Entertainment and eating out: $300
This is, of course, our “spending money”. We don’t have to spend it but we also don’t want to just be cooped up at home, so we do. Going to the movie theater is cheap, only $4 for matinees, restaurant food can be expensive unless you go to Kiosks or local joints. RedBox is everywhere here but we chose to buy a Netflix streaming subscription and Amazon Prime for our movie watching. So, this is a “personal choice” type of cost.
Something always seems to come up. For us that seems to be around $100\mo worth of stuff. This can be anything from needing an extra fan for the bedroom to a curtain rod to a new T-shirt.

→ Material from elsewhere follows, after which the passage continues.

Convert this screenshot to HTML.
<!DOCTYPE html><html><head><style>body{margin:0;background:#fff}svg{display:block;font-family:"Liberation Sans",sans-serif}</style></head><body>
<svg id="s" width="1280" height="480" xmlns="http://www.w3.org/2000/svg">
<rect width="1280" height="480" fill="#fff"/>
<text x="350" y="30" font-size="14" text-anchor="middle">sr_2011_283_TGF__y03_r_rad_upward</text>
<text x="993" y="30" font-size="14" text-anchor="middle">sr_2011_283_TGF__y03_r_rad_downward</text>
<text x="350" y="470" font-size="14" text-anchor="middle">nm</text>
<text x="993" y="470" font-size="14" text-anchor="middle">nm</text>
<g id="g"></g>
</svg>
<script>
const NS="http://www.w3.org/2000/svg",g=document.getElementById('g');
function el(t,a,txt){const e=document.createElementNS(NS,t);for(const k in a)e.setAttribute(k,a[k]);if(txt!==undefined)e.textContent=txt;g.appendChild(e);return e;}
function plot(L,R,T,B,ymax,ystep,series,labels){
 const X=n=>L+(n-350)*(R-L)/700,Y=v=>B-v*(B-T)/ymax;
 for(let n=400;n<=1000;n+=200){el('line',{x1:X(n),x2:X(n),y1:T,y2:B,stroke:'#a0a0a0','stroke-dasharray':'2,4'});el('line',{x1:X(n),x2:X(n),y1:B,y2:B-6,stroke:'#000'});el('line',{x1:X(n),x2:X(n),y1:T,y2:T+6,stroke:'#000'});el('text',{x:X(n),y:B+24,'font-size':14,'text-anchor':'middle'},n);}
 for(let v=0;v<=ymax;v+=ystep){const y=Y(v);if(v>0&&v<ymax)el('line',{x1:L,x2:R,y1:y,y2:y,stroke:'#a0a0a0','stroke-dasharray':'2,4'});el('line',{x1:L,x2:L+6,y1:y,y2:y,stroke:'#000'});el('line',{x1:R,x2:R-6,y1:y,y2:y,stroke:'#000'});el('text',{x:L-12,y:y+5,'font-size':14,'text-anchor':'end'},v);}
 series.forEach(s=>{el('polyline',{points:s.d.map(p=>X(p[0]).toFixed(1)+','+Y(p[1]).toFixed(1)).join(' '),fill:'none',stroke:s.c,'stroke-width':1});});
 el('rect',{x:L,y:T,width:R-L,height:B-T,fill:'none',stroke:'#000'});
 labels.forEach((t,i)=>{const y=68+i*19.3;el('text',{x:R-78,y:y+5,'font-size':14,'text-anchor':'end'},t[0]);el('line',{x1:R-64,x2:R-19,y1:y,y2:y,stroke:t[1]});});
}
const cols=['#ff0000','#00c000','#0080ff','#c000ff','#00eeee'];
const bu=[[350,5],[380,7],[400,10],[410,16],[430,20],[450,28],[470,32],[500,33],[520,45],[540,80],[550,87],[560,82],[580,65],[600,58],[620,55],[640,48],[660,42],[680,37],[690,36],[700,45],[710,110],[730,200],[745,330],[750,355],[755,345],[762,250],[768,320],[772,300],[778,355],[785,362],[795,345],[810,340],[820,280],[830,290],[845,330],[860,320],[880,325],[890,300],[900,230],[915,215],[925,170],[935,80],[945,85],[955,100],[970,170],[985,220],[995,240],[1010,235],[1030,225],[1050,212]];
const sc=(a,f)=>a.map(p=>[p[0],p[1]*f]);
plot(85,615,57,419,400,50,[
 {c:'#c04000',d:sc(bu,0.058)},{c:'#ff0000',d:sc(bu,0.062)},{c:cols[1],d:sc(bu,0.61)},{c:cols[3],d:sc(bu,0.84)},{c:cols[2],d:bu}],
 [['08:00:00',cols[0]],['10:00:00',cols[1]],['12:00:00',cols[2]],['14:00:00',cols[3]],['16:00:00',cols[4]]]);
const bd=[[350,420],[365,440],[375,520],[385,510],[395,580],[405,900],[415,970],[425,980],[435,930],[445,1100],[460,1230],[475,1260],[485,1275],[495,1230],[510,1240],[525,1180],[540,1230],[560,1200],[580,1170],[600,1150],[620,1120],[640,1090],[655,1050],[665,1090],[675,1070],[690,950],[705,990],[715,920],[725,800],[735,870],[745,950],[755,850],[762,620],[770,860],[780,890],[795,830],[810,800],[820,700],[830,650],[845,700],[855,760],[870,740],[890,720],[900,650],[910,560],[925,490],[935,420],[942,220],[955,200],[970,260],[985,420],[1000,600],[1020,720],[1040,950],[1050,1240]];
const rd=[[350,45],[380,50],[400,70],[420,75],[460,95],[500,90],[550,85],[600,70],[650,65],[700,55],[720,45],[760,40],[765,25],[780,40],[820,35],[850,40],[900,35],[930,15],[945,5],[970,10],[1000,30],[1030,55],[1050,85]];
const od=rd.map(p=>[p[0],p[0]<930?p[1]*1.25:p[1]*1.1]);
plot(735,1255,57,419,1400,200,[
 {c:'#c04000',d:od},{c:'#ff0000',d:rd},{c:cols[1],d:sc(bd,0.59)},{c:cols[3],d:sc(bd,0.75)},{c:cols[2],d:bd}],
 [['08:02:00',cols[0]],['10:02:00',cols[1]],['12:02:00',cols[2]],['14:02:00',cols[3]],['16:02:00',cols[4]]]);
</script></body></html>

Yesterday, we forgot about the “blue law” here and tried to go grocery shopping right after church, around 10:00AM. Well, all the grocery stores open at 11:00, so we had about an hour to kill and, conveniently, Kmart was already open. So we went browsing at spent about $13 on miscellaneous stuff. That’s the kind of thing I’m talking about in this section.
Haircuts and personal care: $50
Yes, I color my hair. So, that is where the majority of the cost comes from. I like to have it done professionally and I do it every other month. An average men’s haircut is about $15 and color\cut\highlight is around $70 for me. Not cheap but cheaper than in Michigan.
Car (gas, tolls, etc.): $200
This one is totally depended on how much we explore and how many visitors we have. We have spent as little as $50 on the car for a month but $200 was the most, so I’m sticking with that for these purposes.
As I said, these were our averages but I should note that we have had LOTS of visitors from the States and with them come associated costs, like extra eating out, extra gas, extra tolls, and excursions. I am not including those costs here because they would not apply to you and are not part of our regular cost of living in Puerto Rico. We’re sort of in the honeymoon phase here, when everyone wants to come visit us and see where we live. We don’t expect this to continue beyond the first year, although who knows… and it sure is nice to see family.
All in all, our cost of living has gone down by more than half since moving to Puerto Rico. It could be even lower, if we were willing to sacrifice some things but we are here to enjoy ourselves, not just save every penny – otherwise, it wouldn’t be worth it.
So, are there cheaper places to live than Puerto Rico? Sure.
Could we live on even less here? – Sure.
Is it worth it to us? – No.
Is it worth it to you? – that’s totally up to you.
For us, although the monthly living costs were a bit more than we predicted, the travel (air fare costs) were far less, so we are looking at about the same amount as we budgeted for the first year.